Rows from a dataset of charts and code
begin
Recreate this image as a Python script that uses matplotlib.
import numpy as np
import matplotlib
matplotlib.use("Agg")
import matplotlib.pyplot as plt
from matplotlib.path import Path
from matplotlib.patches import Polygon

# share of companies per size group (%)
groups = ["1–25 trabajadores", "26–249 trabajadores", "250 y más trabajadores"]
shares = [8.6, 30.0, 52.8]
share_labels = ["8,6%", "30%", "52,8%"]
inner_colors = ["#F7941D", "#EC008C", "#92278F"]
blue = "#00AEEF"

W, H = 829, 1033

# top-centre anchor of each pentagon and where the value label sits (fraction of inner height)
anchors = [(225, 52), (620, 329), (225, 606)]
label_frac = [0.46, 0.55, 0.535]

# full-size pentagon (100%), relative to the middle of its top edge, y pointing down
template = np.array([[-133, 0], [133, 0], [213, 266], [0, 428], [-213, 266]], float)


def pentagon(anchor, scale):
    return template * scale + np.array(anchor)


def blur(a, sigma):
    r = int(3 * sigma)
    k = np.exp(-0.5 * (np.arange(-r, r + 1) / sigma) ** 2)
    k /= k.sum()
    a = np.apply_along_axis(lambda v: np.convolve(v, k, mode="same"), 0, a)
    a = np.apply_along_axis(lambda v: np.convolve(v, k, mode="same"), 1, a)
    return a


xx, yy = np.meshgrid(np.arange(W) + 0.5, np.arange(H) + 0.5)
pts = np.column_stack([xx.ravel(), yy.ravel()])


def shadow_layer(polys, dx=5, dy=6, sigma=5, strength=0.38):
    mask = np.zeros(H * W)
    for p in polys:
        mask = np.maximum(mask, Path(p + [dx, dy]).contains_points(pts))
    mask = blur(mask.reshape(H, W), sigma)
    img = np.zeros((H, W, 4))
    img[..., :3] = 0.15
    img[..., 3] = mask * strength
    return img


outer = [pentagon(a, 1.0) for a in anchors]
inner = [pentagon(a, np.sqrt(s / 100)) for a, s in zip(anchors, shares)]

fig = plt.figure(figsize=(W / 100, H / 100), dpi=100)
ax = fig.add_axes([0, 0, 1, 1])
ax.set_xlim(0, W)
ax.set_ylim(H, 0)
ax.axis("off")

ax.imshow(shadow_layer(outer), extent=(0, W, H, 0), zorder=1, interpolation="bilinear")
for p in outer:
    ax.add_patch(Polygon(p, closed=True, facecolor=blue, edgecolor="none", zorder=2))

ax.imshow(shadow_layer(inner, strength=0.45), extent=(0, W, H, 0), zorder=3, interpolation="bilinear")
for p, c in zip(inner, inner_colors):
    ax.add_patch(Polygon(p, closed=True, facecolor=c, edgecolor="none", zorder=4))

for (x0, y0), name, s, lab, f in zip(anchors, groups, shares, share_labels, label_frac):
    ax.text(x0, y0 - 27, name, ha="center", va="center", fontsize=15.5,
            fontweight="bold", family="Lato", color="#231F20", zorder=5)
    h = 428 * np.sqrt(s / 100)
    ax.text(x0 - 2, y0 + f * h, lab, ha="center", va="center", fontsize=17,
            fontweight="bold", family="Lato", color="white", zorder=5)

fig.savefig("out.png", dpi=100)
end
begin
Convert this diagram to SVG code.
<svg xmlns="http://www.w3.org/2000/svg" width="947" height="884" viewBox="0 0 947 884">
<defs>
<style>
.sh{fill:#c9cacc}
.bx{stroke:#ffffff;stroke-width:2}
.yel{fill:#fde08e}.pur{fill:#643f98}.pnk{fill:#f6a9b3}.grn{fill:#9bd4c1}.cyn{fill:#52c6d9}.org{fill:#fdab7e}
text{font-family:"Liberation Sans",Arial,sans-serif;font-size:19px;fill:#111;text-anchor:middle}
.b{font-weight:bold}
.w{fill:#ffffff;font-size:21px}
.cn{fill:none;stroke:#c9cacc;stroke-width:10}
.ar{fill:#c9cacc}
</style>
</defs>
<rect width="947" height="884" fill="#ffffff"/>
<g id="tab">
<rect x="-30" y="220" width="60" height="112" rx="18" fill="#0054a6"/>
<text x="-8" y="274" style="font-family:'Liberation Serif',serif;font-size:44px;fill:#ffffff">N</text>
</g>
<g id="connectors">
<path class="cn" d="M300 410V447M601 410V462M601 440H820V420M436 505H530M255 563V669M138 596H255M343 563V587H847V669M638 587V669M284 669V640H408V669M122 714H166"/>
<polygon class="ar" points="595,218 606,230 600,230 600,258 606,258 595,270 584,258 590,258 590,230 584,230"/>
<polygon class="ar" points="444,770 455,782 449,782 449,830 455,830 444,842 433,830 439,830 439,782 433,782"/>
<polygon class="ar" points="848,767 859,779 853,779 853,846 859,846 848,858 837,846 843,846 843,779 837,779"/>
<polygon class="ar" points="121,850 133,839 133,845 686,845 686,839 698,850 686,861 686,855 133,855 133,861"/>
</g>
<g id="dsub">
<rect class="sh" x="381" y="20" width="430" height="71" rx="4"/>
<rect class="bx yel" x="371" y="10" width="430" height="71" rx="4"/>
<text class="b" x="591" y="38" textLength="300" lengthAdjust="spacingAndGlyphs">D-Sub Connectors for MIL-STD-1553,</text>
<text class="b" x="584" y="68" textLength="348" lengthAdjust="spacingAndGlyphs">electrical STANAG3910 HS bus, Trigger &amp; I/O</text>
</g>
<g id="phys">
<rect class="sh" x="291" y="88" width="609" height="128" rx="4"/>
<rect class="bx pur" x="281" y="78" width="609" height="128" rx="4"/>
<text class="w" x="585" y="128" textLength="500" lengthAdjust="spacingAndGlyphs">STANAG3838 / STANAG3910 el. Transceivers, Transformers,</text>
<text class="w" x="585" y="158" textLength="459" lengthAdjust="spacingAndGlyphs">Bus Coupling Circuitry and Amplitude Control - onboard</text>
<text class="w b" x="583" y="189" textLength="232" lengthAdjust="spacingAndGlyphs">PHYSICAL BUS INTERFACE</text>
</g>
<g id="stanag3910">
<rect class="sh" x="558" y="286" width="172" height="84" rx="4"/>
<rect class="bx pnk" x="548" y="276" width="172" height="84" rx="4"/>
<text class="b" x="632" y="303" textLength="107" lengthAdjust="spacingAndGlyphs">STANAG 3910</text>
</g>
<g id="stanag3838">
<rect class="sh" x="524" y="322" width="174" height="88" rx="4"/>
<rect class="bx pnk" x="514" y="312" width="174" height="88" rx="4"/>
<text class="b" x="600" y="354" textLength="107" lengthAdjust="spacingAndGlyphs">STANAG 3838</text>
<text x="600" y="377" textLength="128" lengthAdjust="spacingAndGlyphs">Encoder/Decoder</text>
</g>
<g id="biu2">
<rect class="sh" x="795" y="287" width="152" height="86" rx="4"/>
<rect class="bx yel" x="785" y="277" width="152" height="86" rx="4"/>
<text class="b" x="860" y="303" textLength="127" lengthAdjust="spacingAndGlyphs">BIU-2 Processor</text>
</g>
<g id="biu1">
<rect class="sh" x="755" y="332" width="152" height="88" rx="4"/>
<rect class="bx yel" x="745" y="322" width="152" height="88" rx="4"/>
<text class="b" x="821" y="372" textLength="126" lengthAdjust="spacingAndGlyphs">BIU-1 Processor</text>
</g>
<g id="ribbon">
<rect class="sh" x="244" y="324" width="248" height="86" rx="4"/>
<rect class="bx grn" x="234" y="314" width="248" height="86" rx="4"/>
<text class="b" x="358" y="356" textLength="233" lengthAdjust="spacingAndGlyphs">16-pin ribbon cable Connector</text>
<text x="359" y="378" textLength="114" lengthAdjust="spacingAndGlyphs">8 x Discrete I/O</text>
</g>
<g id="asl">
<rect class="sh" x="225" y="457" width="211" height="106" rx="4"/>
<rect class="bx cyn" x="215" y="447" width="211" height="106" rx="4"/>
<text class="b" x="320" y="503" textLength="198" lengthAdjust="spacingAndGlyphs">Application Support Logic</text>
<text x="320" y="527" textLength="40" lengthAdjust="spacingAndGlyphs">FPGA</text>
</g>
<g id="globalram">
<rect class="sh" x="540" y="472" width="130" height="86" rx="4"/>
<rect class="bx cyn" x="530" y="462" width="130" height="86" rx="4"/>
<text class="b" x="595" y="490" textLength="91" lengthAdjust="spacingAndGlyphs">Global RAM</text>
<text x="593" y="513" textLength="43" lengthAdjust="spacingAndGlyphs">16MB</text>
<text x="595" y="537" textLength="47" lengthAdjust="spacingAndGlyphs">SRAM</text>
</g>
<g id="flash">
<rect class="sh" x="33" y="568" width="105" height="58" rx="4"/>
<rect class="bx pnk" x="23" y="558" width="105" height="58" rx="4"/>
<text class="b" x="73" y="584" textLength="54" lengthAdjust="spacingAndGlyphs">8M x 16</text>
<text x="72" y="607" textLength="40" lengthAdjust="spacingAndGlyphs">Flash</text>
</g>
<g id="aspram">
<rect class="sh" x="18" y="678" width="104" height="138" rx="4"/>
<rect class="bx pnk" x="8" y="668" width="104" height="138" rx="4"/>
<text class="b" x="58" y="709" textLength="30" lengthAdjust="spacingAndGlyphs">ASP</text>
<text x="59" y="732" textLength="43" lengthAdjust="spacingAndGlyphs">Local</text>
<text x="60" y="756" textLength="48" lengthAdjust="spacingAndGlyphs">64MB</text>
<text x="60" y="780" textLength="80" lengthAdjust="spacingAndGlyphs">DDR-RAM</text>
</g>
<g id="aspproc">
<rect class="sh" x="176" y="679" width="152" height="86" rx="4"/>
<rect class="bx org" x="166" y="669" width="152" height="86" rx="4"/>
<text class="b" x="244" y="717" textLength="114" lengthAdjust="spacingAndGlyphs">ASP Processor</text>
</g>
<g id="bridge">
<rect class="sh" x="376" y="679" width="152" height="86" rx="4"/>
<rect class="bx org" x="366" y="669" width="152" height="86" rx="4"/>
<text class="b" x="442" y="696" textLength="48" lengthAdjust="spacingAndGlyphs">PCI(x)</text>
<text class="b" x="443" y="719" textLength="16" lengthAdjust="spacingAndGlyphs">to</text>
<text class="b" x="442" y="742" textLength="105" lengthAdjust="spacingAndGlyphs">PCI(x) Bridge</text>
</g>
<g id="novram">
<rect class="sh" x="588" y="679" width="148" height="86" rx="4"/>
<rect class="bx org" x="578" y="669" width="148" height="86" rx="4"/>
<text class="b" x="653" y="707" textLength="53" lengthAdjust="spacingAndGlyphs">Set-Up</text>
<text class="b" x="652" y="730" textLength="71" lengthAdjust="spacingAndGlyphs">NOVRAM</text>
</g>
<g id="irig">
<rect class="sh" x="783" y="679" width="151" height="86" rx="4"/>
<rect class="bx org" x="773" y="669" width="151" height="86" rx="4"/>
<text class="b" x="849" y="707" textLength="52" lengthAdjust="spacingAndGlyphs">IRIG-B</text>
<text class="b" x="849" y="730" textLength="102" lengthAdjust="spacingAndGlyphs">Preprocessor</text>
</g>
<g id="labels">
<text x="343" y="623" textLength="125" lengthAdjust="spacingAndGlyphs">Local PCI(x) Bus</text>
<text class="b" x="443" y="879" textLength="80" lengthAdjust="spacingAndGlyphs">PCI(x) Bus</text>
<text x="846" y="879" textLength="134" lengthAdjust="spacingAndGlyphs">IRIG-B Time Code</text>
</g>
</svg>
end
begin
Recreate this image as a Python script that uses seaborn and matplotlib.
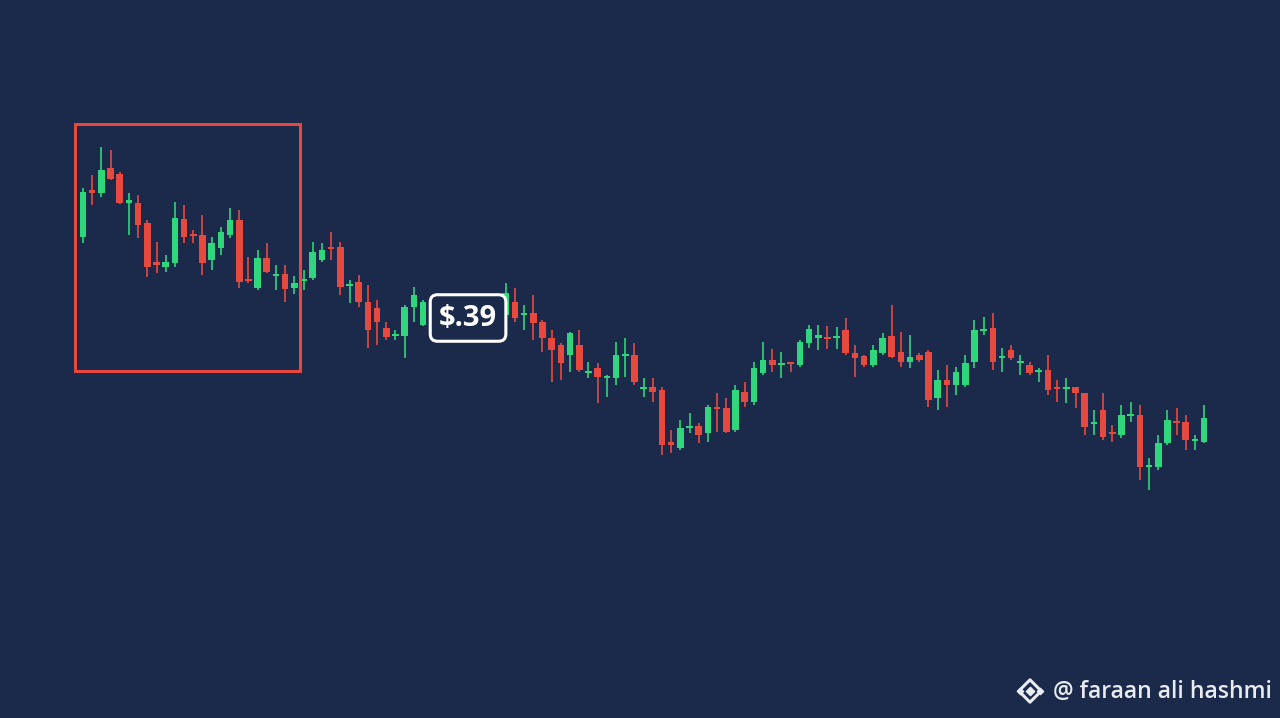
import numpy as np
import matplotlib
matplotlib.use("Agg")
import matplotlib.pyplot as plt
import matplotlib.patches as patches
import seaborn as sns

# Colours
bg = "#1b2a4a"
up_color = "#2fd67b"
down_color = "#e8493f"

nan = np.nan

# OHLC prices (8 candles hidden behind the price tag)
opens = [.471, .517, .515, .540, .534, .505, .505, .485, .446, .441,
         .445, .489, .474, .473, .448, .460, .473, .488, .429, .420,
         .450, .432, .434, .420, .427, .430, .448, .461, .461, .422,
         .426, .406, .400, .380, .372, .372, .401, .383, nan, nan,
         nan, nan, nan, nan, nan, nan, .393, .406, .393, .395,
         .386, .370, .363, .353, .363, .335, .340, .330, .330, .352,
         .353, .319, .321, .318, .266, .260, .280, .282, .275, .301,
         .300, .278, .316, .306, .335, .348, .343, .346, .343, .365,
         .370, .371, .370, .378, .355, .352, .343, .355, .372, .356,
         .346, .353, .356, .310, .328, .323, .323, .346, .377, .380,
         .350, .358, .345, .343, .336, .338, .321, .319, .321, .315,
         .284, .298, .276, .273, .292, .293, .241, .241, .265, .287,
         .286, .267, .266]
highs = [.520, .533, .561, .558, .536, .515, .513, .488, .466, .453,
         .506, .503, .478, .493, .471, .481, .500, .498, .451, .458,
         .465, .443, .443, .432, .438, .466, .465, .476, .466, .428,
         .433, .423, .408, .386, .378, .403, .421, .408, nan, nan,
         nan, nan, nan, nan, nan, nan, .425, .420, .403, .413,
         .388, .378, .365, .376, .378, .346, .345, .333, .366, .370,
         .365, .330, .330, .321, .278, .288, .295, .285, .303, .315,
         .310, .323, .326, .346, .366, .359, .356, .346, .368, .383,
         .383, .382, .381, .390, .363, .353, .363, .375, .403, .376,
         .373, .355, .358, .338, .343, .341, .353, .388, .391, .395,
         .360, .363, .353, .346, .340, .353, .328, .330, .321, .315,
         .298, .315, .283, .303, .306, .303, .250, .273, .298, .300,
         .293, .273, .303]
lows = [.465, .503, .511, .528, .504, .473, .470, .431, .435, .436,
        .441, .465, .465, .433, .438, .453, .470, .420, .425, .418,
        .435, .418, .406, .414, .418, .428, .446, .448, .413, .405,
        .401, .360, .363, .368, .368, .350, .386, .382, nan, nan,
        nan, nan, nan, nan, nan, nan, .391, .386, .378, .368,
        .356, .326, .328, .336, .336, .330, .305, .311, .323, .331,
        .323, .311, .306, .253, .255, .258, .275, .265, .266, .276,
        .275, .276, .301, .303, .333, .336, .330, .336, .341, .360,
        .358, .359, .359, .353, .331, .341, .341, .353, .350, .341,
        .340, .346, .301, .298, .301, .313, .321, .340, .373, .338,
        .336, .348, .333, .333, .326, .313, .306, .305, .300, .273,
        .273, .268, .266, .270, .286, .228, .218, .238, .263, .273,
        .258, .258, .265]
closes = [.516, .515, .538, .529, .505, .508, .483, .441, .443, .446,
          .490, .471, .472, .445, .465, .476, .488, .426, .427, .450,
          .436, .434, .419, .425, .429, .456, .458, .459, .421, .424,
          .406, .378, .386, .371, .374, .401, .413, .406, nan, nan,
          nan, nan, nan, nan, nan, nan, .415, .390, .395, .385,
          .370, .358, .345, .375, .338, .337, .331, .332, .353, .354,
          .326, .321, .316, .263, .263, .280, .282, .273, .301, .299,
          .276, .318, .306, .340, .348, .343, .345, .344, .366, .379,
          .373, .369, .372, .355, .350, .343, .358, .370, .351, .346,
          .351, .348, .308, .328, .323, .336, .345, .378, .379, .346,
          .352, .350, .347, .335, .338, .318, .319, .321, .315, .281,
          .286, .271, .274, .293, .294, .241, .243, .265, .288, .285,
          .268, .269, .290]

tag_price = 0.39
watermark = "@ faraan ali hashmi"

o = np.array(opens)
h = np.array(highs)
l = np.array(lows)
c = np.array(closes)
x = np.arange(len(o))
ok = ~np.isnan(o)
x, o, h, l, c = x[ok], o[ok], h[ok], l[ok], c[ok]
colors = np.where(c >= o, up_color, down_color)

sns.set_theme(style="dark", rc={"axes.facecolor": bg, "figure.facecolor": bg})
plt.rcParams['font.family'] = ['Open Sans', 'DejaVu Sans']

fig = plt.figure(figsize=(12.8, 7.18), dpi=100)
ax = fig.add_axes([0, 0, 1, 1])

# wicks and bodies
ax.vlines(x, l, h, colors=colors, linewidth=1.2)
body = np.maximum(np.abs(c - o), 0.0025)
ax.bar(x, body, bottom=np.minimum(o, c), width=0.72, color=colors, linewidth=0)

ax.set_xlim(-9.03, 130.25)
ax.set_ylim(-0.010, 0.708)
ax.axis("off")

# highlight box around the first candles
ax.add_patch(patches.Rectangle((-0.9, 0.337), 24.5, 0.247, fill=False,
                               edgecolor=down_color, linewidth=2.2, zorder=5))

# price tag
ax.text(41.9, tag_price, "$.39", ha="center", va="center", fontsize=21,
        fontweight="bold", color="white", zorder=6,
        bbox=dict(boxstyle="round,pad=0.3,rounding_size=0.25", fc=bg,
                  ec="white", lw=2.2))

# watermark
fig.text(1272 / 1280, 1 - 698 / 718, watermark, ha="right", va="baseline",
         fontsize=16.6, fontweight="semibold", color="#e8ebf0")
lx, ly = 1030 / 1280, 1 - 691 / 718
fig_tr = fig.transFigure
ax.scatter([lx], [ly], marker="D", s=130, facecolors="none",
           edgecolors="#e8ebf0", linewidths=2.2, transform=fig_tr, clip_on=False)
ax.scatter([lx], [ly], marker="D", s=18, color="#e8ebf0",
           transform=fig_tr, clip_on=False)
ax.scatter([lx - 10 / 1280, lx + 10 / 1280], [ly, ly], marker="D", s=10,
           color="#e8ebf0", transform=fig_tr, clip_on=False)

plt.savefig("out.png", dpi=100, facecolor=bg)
end
Search the material above for "that". Pull out each line where it shows up.

Recreate this image as a Python script that uses matplotlib.
Recreate this image as a Python script that uses seaborn and matplotlib.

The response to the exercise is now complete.